Chris Potter is a British record producer and mixer, most known for his work as long-term collaborator and producer of the Verve and Richard Ashcroft.

Potter started his career at Maison Rouge Studios in London, where he worked his way up through the ranks to chief engineer. After several successful years there, he left to further his career as a freelance producer and mixer. He has worked with many artists of note including the Rolling Stones and U2 and won a Brit Award for Best Producer in 1998 for his work on the Verve's Urban Hymns. After enjoying worldwide success with his productions and mixes on Urban Hymns, he continued to work with Richard Ashcroft on his solo albums. He produced and mixed Ashcroft's debut album Alone with Everybody, the follow-up Human Conditions, the third album Keys to the World, and his fifth album These People. Other credits include the Rolling Stones (three albums including Steel Wheels), mixing U2, producing for I am Kloot and Blur, and mixing for Keane. He also mixed 10 tracks on the Feeling's album Twelve Stops and Home.

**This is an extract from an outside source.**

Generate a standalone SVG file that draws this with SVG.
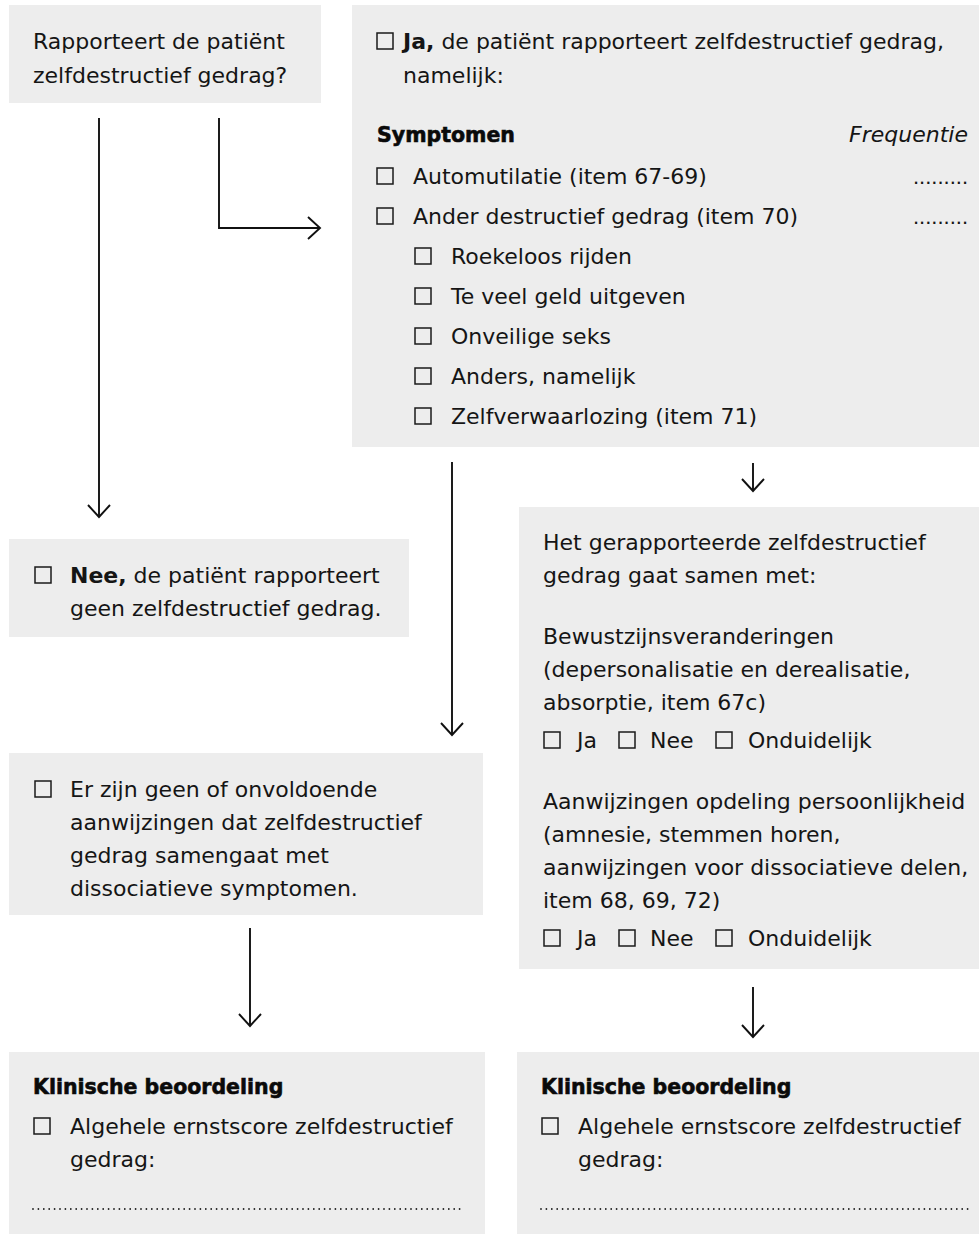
<svg xmlns="http://www.w3.org/2000/svg" width="979" height="1234" viewBox="0 0 979 1234">
<style>
.bg{fill:#ffffff}
.box{fill:#ededed}
.t{font-family:"DejaVu Sans","Liberation Sans",sans-serif;font-size:22px;fill:#151515}
.b{font-weight:bold}
.h{font-family:"DejaVu Sans","Liberation Sans",sans-serif;font-size:20.5px;font-weight:bold;fill:#0a0a0a;stroke:#0a0a0a;stroke-width:0.6}
.i{font-style:italic}
.dots{font-family:"Liberation Sans",sans-serif;font-size:22px;fill:#151515}
.cb{fill:none;stroke:#1a1a1a;stroke-width:1.5}
.conn{fill:none;stroke:#111111;stroke-width:1.9}
.dl{fill:none;stroke:#222222;stroke-width:1.8;stroke-linecap:round;stroke-dasharray:0 5.4}
</style>
<defs>
<marker id="arr" markerUnits="userSpaceOnUse" viewBox="-16 -16 32 32" markerWidth="32" markerHeight="32" refX="0" refY="0" orient="auto" overflow="visible">
<path d="M -12 -11 L 0 0 L -12 11" fill="none" stroke="#111111" stroke-width="1.9" stroke-linejoin="miter"/>
</marker>
</defs>
<rect class="bg" x="0" y="0" width="979" height="1234"/>

<g id="connectors">
<line class="conn" x1="99" y1="118" x2="99" y2="517" marker-end="url(#arr)"/>
<path class="conn" d="M 219 118 V 228 H 320" marker-end="url(#arr)"/>
<line class="conn" x1="452" y1="462" x2="452" y2="735" marker-end="url(#arr)"/>
<line class="conn" x1="753" y1="463" x2="753" y2="491" marker-end="url(#arr)"/>
<line class="conn" x1="250" y1="928" x2="250" y2="1026" marker-end="url(#arr)"/>
<line class="conn" x1="753" y1="987" x2="753" y2="1037" marker-end="url(#arr)"/>
</g>

<g id="question">
<rect class="box" x="9" y="5" width="312" height="98"/>
<text class="t" x="33" y="49">Rapporteert de patiënt</text>
<text class="t" x="33" y="83">zelfdestructief gedrag?</text>
</g>

<g id="ja">
<rect class="box" x="352" y="5" width="627" height="442"/>
<rect class="cb" x="377" y="33" width="16" height="16"/>
<text class="t" x="403" y="49"><tspan class="b">Ja,</tspan> de patiënt rapporteert zelfdestructief gedrag,</text>
<text class="t" x="403" y="83">namelijk:</text>
<text class="h" x="377" y="142">Symptomen</text>
<text class="t i" x="968" y="142" text-anchor="end">Frequentie</text>
<rect class="cb" x="377" y="168" width="16" height="16"/>
<text class="t" x="413" y="184">Automutilatie (item 67-69)</text>
<text class="dots" x="968" y="184" text-anchor="end">.........</text>
<rect class="cb" x="377" y="208" width="16" height="16"/>
<text class="t" x="413" y="224">Ander destructief gedrag (item 70)</text>
<text class="dots" x="968" y="224" text-anchor="end">.........</text>
<rect class="cb" x="415" y="248" width="16" height="16"/>
<text class="t" x="451" y="264">Roekeloos rijden</text>
<rect class="cb" x="415" y="288" width="16" height="16"/>
<text class="t" x="451" y="304">Te veel geld uitgeven</text>
<rect class="cb" x="415" y="328" width="16" height="16"/>
<text class="t" x="451" y="344">Onveilige seks</text>
<rect class="cb" x="415" y="368" width="16" height="16"/>
<text class="t" x="451" y="384">Anders, namelijk</text>
<rect class="cb" x="415" y="408" width="16" height="16"/>
<text class="t" x="451" y="424">Zelfverwaarlozing (item 71)</text>
</g>

<g id="nee">
<rect class="box" x="9" y="539" width="400" height="98"/>
<rect class="cb" x="35" y="567" width="16" height="16"/>
<text class="t" x="70" y="583"><tspan class="b">Nee,</tspan> de patiënt rapporteert</text>
<text class="t" x="70" y="616">geen zelfdestructief gedrag.</text>
</g>

<g id="samen">
<rect class="box" x="519" y="507" width="460" height="462"/>
<text class="t" x="543" y="550">Het gerapporteerde zelfdestructief</text>
<text class="t" x="543" y="583">gedrag gaat samen met:</text>
<text class="t" x="543" y="644">Bewustzijnsveranderingen</text>
<text class="t" x="543" y="677">(depersonalisatie en derealisatie,</text>
<text class="t" x="543" y="710">absorptie, item 67c)</text>
<rect class="cb" x="544" y="732" width="16" height="16"/>
<text class="t" x="577" y="748">Ja</text>
<rect class="cb" x="619" y="732" width="16" height="16"/>
<text class="t" x="650" y="748">Nee</text>
<rect class="cb" x="716" y="732" width="16" height="16"/>
<text class="t" x="748" y="748">Onduidelijk</text>
<text class="t" x="543" y="809">Aanwijzingen opdeling persoonlijkheid</text>
<text class="t" x="543" y="842">(amnesie, stemmen horen,</text>
<text class="t" x="543" y="875">aanwijzingen voor dissociatieve delen,</text>
<text class="t" x="543" y="908">item 68, 69, 72)</text>
<rect class="cb" x="544" y="930" width="16" height="16"/>
<text class="t" x="577" y="946">Ja</text>
<rect class="cb" x="619" y="930" width="16" height="16"/>
<text class="t" x="650" y="946">Nee</text>
<rect class="cb" x="716" y="930" width="16" height="16"/>
<text class="t" x="748" y="946">Onduidelijk</text>
</g>

<g id="geen">
<rect class="box" x="9" y="753" width="474" height="162"/>
<rect class="cb" x="35" y="781" width="16" height="16"/>
<text class="t" x="70" y="797">Er zijn geen of onvoldoende</text>
<text class="t" x="70" y="830">aanwijzingen dat zelfdestructief</text>
<text class="t" x="70" y="863">gedrag samengaat met</text>
<text class="t" x="70" y="896">dissociatieve symptomen.</text>
</g>

<g id="klinisch-links">
<rect class="box" x="9" y="1052" width="476" height="182"/>
<text class="h" x="33" y="1094">Klinische beoordeling</text>
<rect class="cb" x="34" y="1118" width="16" height="16"/>
<text class="t" x="70" y="1134">Algehele ernstscore zelfdestructief</text>
<text class="t" x="70" y="1167">gedrag:</text>
<line class="dl" x1="33" y1="1209" x2="463" y2="1209"/>
</g>

<g id="klinisch-rechts">
<rect class="box" x="517" y="1052" width="462" height="182"/>
<text class="h" x="541" y="1094">Klinische beoordeling</text>
<rect class="cb" x="542" y="1118" width="16" height="16"/>
<text class="t" x="578" y="1134">Algehele ernstscore zelfdestructief</text>
<text class="t" x="578" y="1167">gedrag:</text>
<line class="dl" x1="541" y1="1209" x2="971" y2="1209"/>
</g>
</svg>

Potter produced and mixed the Verve's album Forth, including the first single "Love Is Noise". He also produced and mixed for the Rifles, the Plea, Sound of Guns, the Chakras, White Belt Yellow Tag, King Charles and the Zombies.

Among the other artists that Potter has worked with include Fortune Drive, Story One, the Clash, Flowered Up, Mick Jagger, Whale, Gabrielle, Heather Nova, the Orb, Tina Dico, Eagle Eye Cherry, Paul McCartney, Feeder, Archive, Diesel Park West, Mega City Four, Jack Savoretti, the Grid and Yusuf Islam.